Posted on April 7, 2014  |  COMMENT

 A friend of mine sent me this sermon today, posted by Audio Sancto. The part on Catholic women's veils starts at about 9:43, but I encourage you to listen to all of it. 

(Notice Cam's gold Long Floral Lace Mantilla at 9:55 and the French Garden Mantilla at 10:10!)

This the most beautiful explanation of the theological significance of the veil I've ever heard.

Here is a transcript:

We've talked about the meaning of the bridal veil before. Remember that on one level, as everyone knows and as St. Paul makes clear in 1 Corinthians, the veil is a visible sign that the woman is under the authority of a man.

These days, the idea of submission to the authority of her husband is frowned upon, to put it mildly. But it shouldn't be, once we realize that the bridal veil signifies the submission of this particular woman to the loving care of her husband. It signifies her trust, her confidence in his Christ-like leaderhsip. It signifies that she has chosen to follow him as a loving partner and companion.
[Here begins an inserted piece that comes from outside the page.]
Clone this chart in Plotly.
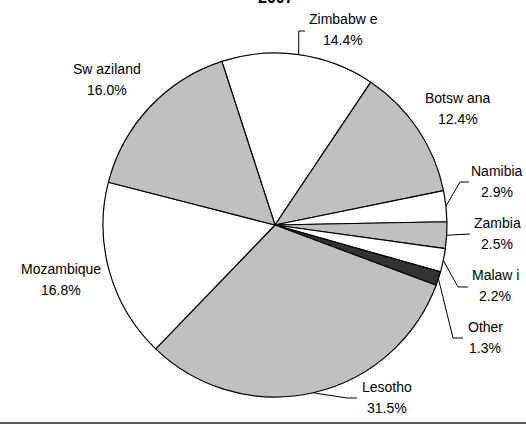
import math
import plotly.graph_objects as go

# ---- data ----
countries = ["Zimbabw e", "Botsw ana", "Namibia", "Zambia", "Malaw i", "Other",
             "Lesotho", "Mozambique", "Sw aziland"]
shares = [14.4, 12.4, 2.9, 2.5, 2.2, 1.3, 31.5, 16.8, 16.0]
slice_colors = ["#FFFFFF", "#C0C0C0", "#FFFFFF", "#C0C0C0", "#FFFFFF", "#333333",
                "#C0C0C0", "#FFFFFF", "#C0C0C0"]
title_text = "2007"

# ---- layout constants (pixels) ----
W, H = 526, 430
CX, CY, R = 275, 225, 172
ROTATION = -18
FONT = "Liberation Sans, Arial, sans-serif"
FS = 14

# label centre (x, y of first line) and leader-line elbow points
label_pos = {
    "Zimbabw e": (343, 19),
    "Botsw ana": (458, 98),
    "Namibia": (497, 171),
    "Zambia": (497, 223),
    "Malaw i": (495, 275),
    "Other": (485, 327),
    "Lesotho": (387, 387),
    "Mozambique": (61, 269),
    "Sw aziland": (107, 69),
}
leader = {
    "Zimbabw e": [(None, 31), (305, 31)],
    "Namibia": [(460, 182), (469, 182)],
    "Zambia": [(470, 234)],
    "Malaw i": [(458, 287), (468, 287)],
    "Other": [(453, 338), (463, 338)],
    "Lesotho": [(347, 398), (357, 398)],
}
LINE_GAP = 21


def px(x):
    return x / W


def py(y):
    return 1 - y / H


fig = go.Figure(go.Pie(
    labels=countries,
    values=shares,
    sort=False,
    direction="clockwise",
    rotation=ROTATION,
    marker=dict(colors=slice_colors, line=dict(color="black", width=1.2)),
    textinfo="none",
    hoverinfo="label+percent",
    showlegend=False,
    domain=dict(x=[px(CX - R), px(CX + R)], y=[py(CY + R), py(CY - R)]),
))

annotations = []
shapes = []
total = sum(shares)
cum = 0.0
for name, v in zip(countries, shares):
    mid = math.radians(ROTATION + (cum + v / 2) / total * 360)
    cum += v
    ax = CX + R * math.sin(mid)
    ay = CY - R * math.cos(mid)
    lx, ly = label_pos[name]
    annotations.append(dict(x=px(lx), y=py(ly), xref="paper", yref="paper",
                            text=name, showarrow=False, xanchor="center", yanchor="middle",
                            font=dict(family=FONT, size=FS, color="black")))
    annotations.append(dict(x=px(lx), y=py(ly + LINE_GAP), xref="paper", yref="paper",
                            text=f"{v:.1f}%", showarrow=False, xanchor="center",
                            yanchor="middle",
                            font=dict(family=FONT, size=FS, color="black")))
    if name in leader:
        pts = [(ax, ay)]
        for (ex, ey) in leader[name]:
            pts.append((ax if ex is None else ex, ey))
        path = "M " + " L ".join(f"{px(x):.5f},{py(y):.5f}" for x, y in pts)
        shapes.append(dict(type="path", path=path, xref="paper", yref="paper",
                           line=dict(color="black", width=1)))

# partially visible title
annotations.append(dict(x=px(276), y=py(-2), xref="paper", yref="paper",
                        text=f"<b>{title_text}</b>", showarrow=False,
                        xanchor="center", yanchor="middle",
                        font=dict(family=FONT, size=16, color="black")))

# bottom rule
shapes.append(dict(type="line", xref="paper", yref="paper", x0=0, x1=1,
                   y0=py(423), y1=py(423), line=dict(color="#222222", width=1.5)))

fig.update_layout(
    width=W, height=H,
    margin=dict(l=0, r=0, t=0, b=0),
    paper_bgcolor="white",
    plot_bgcolor="white",
    annotations=annotations,
    shapes=shapes,
)

fig.write_html("out.html", config={"displayModeBar": False},
               post_script="document.body.style.margin='0px';document.body.style.overflow='hidden';")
It also signifies that he has been specifically consecrated to handle that sacred vessel - to safely touch that ark - and that's something mysterious and beautiful.

But that doesn't explain why little girls would wear a veil, does it? It doesn't explain why professed virgins, nuns, religious sisters would wear veils, does it? Obviously, the mystical symbolism of a veil goes far, far beyond the relationship of one particular woman and one particular man. What does it mean? What sort of a mystery is presented us when we see a woman veiled before the altar?

It's a very great mystery. Like Our Lady, every Catholic woman, as a woman, is a living icon of the church. So when she veils herself here, in the presence of Our Lord, it's a visible reminder for all of the spousal relationship - the bridal relationship - between the Church and Christ.

That relationship between the Church and Christ is a very deep mystery, indeed. So whenever we see a veiled woman here, before the altar, be she six or be she sixty, it's a visible reminder for all of us of this spousal relationshp, this bridal relationship between Christ and His Church.

And because the veil also signifies the submission of the bride to the loving care of her husband, it means that the veil of a Catholic woman is also a visible reminder of the perfect submission of the church to the loving rule of Christ.

The veil is a visual sermon, it's a visual statement, it's a public proclamation before the Lord that He IS the Lord and that we love Him and that we are ready to obey him. It's a totally counter-cultural statement proclaiming obedience in the midst of a culture that is totally permeated with this attitude of "I will not serve."

That, in any age, but especially in ours, is a very great mystery indeed.